Oil production growth from the United States will be the most important contributor to a river of crude that will more than satisfy global demand through 2020, according to a new report from the International Energy Agency (IEA). The organization mentions one caveat: exploration and development investment by the industry will need to be robust from the United States and several other nations to keep supplies high enough to meet demand through 2023.
The deal struck between the members of OPEC and 11 partners, including Russia, to cut 1.8 million barrels per day of crude oil production has had its intended effect of drawing down global stockpiles and lifting prices. The unintended effect was to make U.S. production from its shale plays profitable again.
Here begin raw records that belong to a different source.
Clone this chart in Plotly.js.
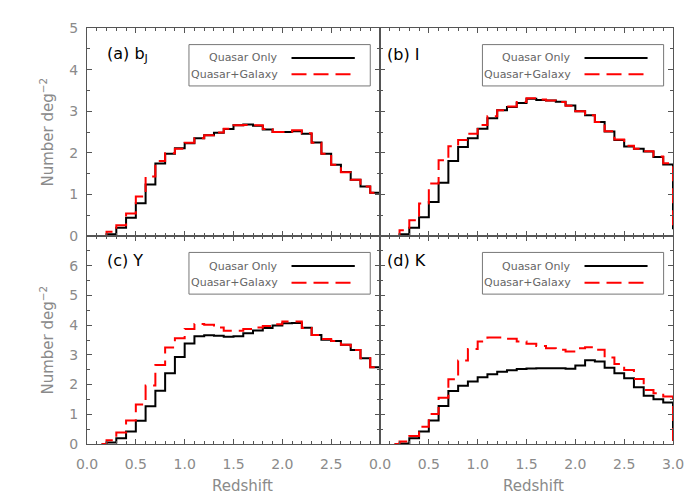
<!DOCTYPE html>
<html>
<head>
<meta charset="utf-8">
<script src="https://cdn.plot.ly/plotly-3.0.1.min.js"></script>
<style>
  html, body { margin: 0; padding: 0; background: #fff; }
  #chart { width: 700px; height: 500px; }
</style>
</head>
<body>
<div id="chart"></div>
<script>
// bin left edges (first point is where the step line starts, last is the drop at z=3)
const binEdges = [0.15, 0.2, 0.3, 0.4, 0.5, 0.6, 0.7, 0.8, 0.9, 1.0,
  1.1, 1.2, 1.3, 1.4, 1.5, 1.6, 1.7, 1.8, 1.9, 2.0,
  2.1, 2.2, 2.3, 2.4, 2.5, 2.6, 2.7, 2.8, 2.9, 3.0];

const bjQuasar = [0, 0.04, 0.2, 0.44, 0.79, 1.24, 1.74, 1.98, 2.11, 2.23,
  2.35, 2.42, 2.48, 2.57, 2.66, 2.68, 2.65, 2.56, 2.5, 2.5,
  2.52, 2.46, 2.25, 1.98, 1.71, 1.54, 1.35, 1.19, 1.04, 0.1];
const bjQuasarGalaxy = [0, 0.1, 0.26, 0.54, 0.95, 1.43, 1.8, 1.99, 2.1, 2.24,
  2.35, 2.42, 2.49, 2.58, 2.66, 2.67, 2.66, 2.57, 2.5, 2.5,
  2.54, 2.47, 2.24, 1.98, 1.71, 1.53, 1.35, 1.19, 1.04, 0.1];

const iQuasar = [0, 0.04, 0.2, 0.45, 0.82, 1.28, 1.8, 2.14, 2.35, 2.58,
  2.83, 3.02, 3.1, 3.2, 3.3, 3.27, 3.26, 3.23, 3.14, 3.0,
  2.9, 2.74, 2.51, 2.31, 2.15, 2.1, 2.03, 1.9, 1.72, 0.16];
const iQuasarGalaxy = [0, 0.14, 0.38, 0.78, 1.26, 1.82, 2.16, 2.31, 2.46, 2.67,
  2.88, 3.02, 3.11, 3.22, 3.31, 3.28, 3.26, 3.22, 3.13, 3.0,
  2.9, 2.74, 2.52, 2.32, 2.17, 2.1, 2.04, 1.91, 1.75, 0.16];

const yQuasar = [0, 0.05, 0.19, 0.42, 0.78, 1.27, 1.79, 2.38, 2.93, 3.38,
  3.63, 3.66, 3.64, 3.61, 3.63, 3.73, 3.82, 3.9, 3.99, 4.06,
  4.07, 3.91, 3.67, 3.51, 3.47, 3.34, 3.16, 2.89, 2.58, 0.2];
const yQuasarGalaxy = [0, 0.13, 0.39, 0.79, 1.33, 1.97, 2.66, 3.25, 3.56, 3.87,
  4.04, 4.01, 3.92, 3.81, 3.81, 3.87, 3.92, 3.97, 4.03, 4.12,
  4.12, 3.9, 3.67, 3.53, 3.47, 3.34, 3.16, 2.89, 2.58, 0.2];

const kQuasar = [0, 0.02, 0.19, 0.42, 0.79, 1.28, 1.78, 1.96, 2.1, 2.25,
  2.35, 2.43, 2.48, 2.52, 2.54, 2.55, 2.55, 2.55, 2.53, 2.64,
  2.82, 2.78, 2.57, 2.38, 2.21, 1.91, 1.62, 1.51, 1.4, 0.11];
const kQuasarGalaxy = [0, 0.08, 0.27, 0.58, 1.01, 1.56, 2.18, 2.81, 3.2, 3.45,
  3.58, 3.58, 3.54, 3.45, 3.37, 3.3, 3.22, 3.17, 3.11, 3.22,
  3.26, 3.17, 2.91, 2.69, 2.49, 2.19, 1.82, 1.71, 1.6, 0.11];

const panelLabels = ["(a) b<sub>J</sub>", "(b) I", "(c) Y", "(d) K"];
const seriesNames = ["Quasar Only", "Quasar+Galaxy"];
const xTickVals = [0, 0.5, 1.0, 1.5, 2.0, 2.5, 3.0];
const xTickText = ["0.0", "0.5", "1.0", "1.5", "2.0", "2.5", "3.0"];
const yTopTicks = [0, 1, 2, 3, 4, 5];
const yBottomTicks = [0, 1, 2, 3, 4, 5, 6];

const FONT = "DejaVu Sans, sans-serif";
const LINE = "#555";
const TEXT = "#8a8a8a";
const RED_DASH = "15px,7px";

const panels = [
  { q: bjQuasar, g: bjQuasarGalaxy, ax: "" },
  { q: iQuasar, g: iQuasarGalaxy, ax: "2" },
  { q: yQuasar, g: yQuasarGalaxy, ax: "3" },
  { q: kQuasar, g: kQuasarGalaxy, ax: "4" },
];

const traces = [];
panels.forEach((p) => {
  traces.push({
    type: "scatter", mode: "lines", x: binEdges, y: p.q,
    xaxis: "x" + p.ax, yaxis: "y" + p.ax,
    line: { shape: "hv", color: "#000", width: 2 },
    name: seriesNames[0], showlegend: false, hoverinfo: "skip",
  });
  traces.push({
    type: "scatter", mode: "lines", x: binEdges, y: p.g,
    xaxis: "x" + p.ax, yaxis: "y" + p.ax,
    line: { shape: "hv", color: "#ff0000", width: 2, dash: RED_DASH },
    name: seriesNames[1], showlegend: false, hoverinfo: "skip",
  });
});

function axisBase() {
  return {
    showline: true, linecolor: LINE, linewidth: 1, mirror: "ticks",
    ticks: "inside", ticklen: 5, tickcolor: LINE, tickwidth: 1,
    zeroline: false, showgrid: false,
    tickfont: { family: FONT, size: 14, color: TEXT },
  };
}

// nLabels: how many of the x ticks carry a label (0 = none)
function xAxis(domain, anchor, nLabels) {
  const ax = Object.assign(axisBase(), {
    domain, anchor, range: [0, 3],
    tickmode: "array",
    showticklabels: nLabels > 0, ticklabelstandoff: 7,
    minor: { ticks: "inside", ticklen: 3, tickcolor: LINE, dtick: 0.1, showgrid: false },
  });
  if (nLabels > 0) {
    ax.tickvals = xTickVals.slice(0, nLabels);
    ax.ticktext = xTickText.slice(0, nLabels);
  } else {
    ax.tickvals = xTickVals;
  }
  return ax;
}

function yAxis(domain, anchor, range, ticks, showLabels) {
  const ax = Object.assign(axisBase(), {
    domain, anchor, range,
    tickmode: "array", tickvals: ticks,
    showticklabels: showLabels, ticklabelstandoff: 5,
    minor: { ticks: "inside", ticklen: 3, tickcolor: LINE, dtick: 0.5, showgrid: false },
  });
  if (showLabels) ax.ticktext = ticks.map(String);
  return ax;
}

const layout = {
  width: 700, height: 500,
  margin: { l: 87.3, r: 27.3, t: 27.7, b: 56 },
  paper_bgcolor: "#fff", plot_bgcolor: "#fff",
  showlegend: false,
  xaxis: xAxis([0, 0.5], "y", 0),
  yaxis: yAxis([0.5, 1], "x", [0, 5], yTopTicks, true),
  xaxis2: xAxis([0.5, 1], "y2", 0),
  yaxis2: yAxis([0.5, 1], "x2", [0, 5], yTopTicks, false),
  xaxis3: xAxis([0, 0.5], "y3", xTickVals.length - 1),
  yaxis3: yAxis([0, 0.5], "x3", [0, 7], yBottomTicks, true),
  xaxis4: xAxis([0.5, 1], "y4", xTickVals.length),
  yaxis4: yAxis([0, 0.5], "x4", [0, 7], yBottomTicks, false),
  shapes: [],
  annotations: [],
};

// panel labels and the small legend box in each panel (paper coordinates)
const boxes = [
  { lx: 0.030, ly: 0.936, bx: [0.174, 0.4834], by: [0.8607, 0.9601], tx: 0.329, sx: [0.349, 0.457], rows: [0.928, 0.889] },
  { lx: 0.5086, ly: 0.936, bx: [0.6748, 0.984], by: [0.8607, 0.9601], tx: 0.8302, sx: [0.849, 0.9566], rows: [0.928, 0.889] },
  { lx: 0.030, ly: 0.4403, bx: [0.174, 0.4834], by: [0.3603, 0.4605], tx: 0.329, sx: [0.349, 0.457], rows: [0.4276, 0.3875] },
  { lx: 0.5086, ly: 0.4403, bx: [0.6748, 0.984], by: [0.3603, 0.4605], tx: 0.8302, sx: [0.849, 0.9566], rows: [0.4276, 0.3875] },
];

boxes.forEach((b, i) => {
  layout.annotations.push({
    xref: "paper", yref: "paper", x: b.lx, y: b.ly, xanchor: "left", yanchor: "middle",
    text: panelLabels[i], showarrow: false,
    font: { family: FONT, size: 16, color: "#000" },
  });
  layout.shapes.push({
    type: "rect", xref: "paper", yref: "paper",
    x0: b.bx[0], x1: b.bx[1], y0: b.by[0], y1: b.by[1],
    line: { color: "#777", width: 1 }, fillcolor: "rgba(0,0,0,0)",
  });
  seriesNames.forEach((name, j) => {
    layout.annotations.push({
      xref: "paper", yref: "paper", x: b.tx, y: b.rows[j], xanchor: "right", yanchor: "middle",
      text: name, showarrow: false,
      font: { family: FONT, size: 11, color: "#666" },
    });
    layout.shapes.push({
      type: "line", xref: "paper", yref: "paper",
      x0: b.sx[0], x1: b.sx[1], y0: b.rows[j], y1: b.rows[j],
      line: j === 0 ? { color: "#000", width: 2 } : { color: "#ff0000", width: 2, dash: RED_DASH },
    });
  });
});

// axis titles
[0.75, 0.25].forEach((y) => {
  layout.annotations.push({
    xref: "paper", yref: "paper", x: -0.069, y, xanchor: "center", yanchor: "middle",
    textangle: -90, text: "Number deg<sup>−2</sup>", showarrow: false,
    font: { family: FONT, size: 15, color: TEXT },
  });
});
[0.2656, 0.7619].forEach((x) => {
  layout.annotations.push({
    xref: "paper", yref: "paper", x, y: -0.101, xanchor: "center", yanchor: "middle",
    text: "Redshift", showarrow: false,
    font: { family: FONT, size: 15, color: TEXT },
  });
});

Plotly.newPlot("chart", traces, layout, { displayModeBar: false, staticPlot: true });
</script>
</body>
</html>
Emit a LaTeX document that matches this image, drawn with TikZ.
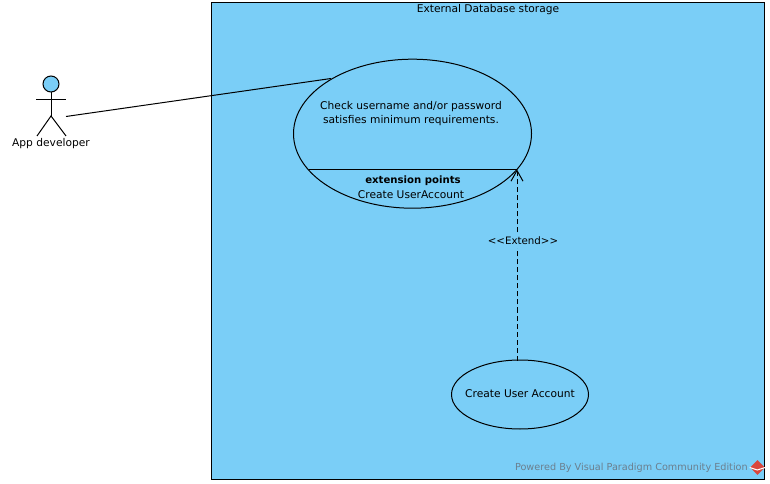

Global oil demand is forecast to rise from 97.8 million barrels a day currently to 104.7 million by 2023, with China remaining as the principal driver of growth. Global oil production is forecast to reach 107 million barrels a day by 2023.
U.S. crude oil output rose sharply last year and the IEA forecasts growth of a further 2.7 million barrels by 2023 to bring the U.S. total to 12.1 million barrels a day. Adding in some 4.7 million barrels a day of other liquids, U.S. liquids production is expected to total nearly 17 million barrels a day. IEA executive director Fatih Birol said, “The United States is set to put its stamp on global oil markets for the next five years.”
OPEC output growth is estimated to rise by only 750,000 barrels a day by 2023 due to massive declines in Venezuelan supply that are expected to more than offset Iraqi production gains. Essentially all the forecast gains in OPEC production will come from the cartel’s Middle East members.
Birol also noted:
[A]s we’ve highlighted repeatedly, the weak global investment picture remains a source of concern. More investments will be needed to make up for declining oil fields – the world needs to replace 3 [million barrels a day] of declines each year, the equivalent of the North Sea – while also meeting robust demand growth.
Production gains from U.S. shale plays plus higher production from Canada, Brazil and Norway will be able to keep up with demand growth through 2020, with little to no help from OPEC or Russia. Without more investment outside the United States — and soon — keeping up with growing demand by 2023 could be difficult.